For several years now, my pal Dan has been constantly going on about when will Becky and I have kids. He's got two girls and wants to inflict his insane homelife on me. His daughter (and my goddaughter) Sara is a police siren when I have to babysit her.Dan keeps swearing my kids will be worse than his. He's going to come over with popcorn and watch the mayhem around my house. But I insist that my kids in order to truly rebel will be goal oriented, focused and organized. Nothing will drive me nuts more than seeing a clean floor in my kid's room.

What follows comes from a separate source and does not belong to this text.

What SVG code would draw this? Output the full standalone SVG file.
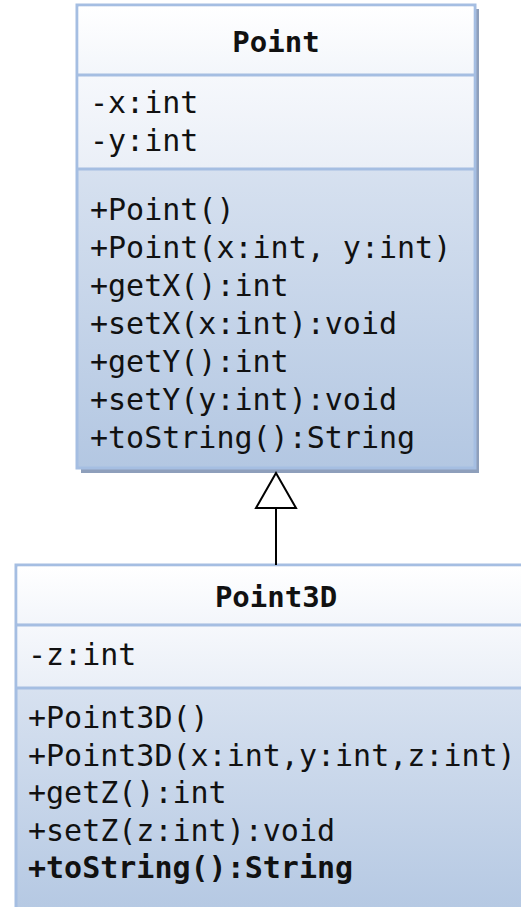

About a year ago, I told Dan to quit asking "when are going to have kids?" cause it was pissing Becky off. Dan hasn't asked in the last year. I know he'll be unstoppable when he gets word that we've got Butterbean on the way. He'll call at all hours and insist my life is going to turn into a living hell. He has to share all those warm thoughts. So I've decided to not tell him until way late in the process. We haven't seen him in a while so he won't notice the bump. Mom and Dad have been sworn to not tell him when he calls.
Now you're probably thinking that he'll find out about Butterbean from this webblog - but nope. His computer is broken. He always has to call me to get phone numbers and addresses of the schools he subs at. It'll be interesting to see if we have to host him and his kids on Christmas. Maybe I'll have Becky hide behind the fridge to prevent him getting a clue.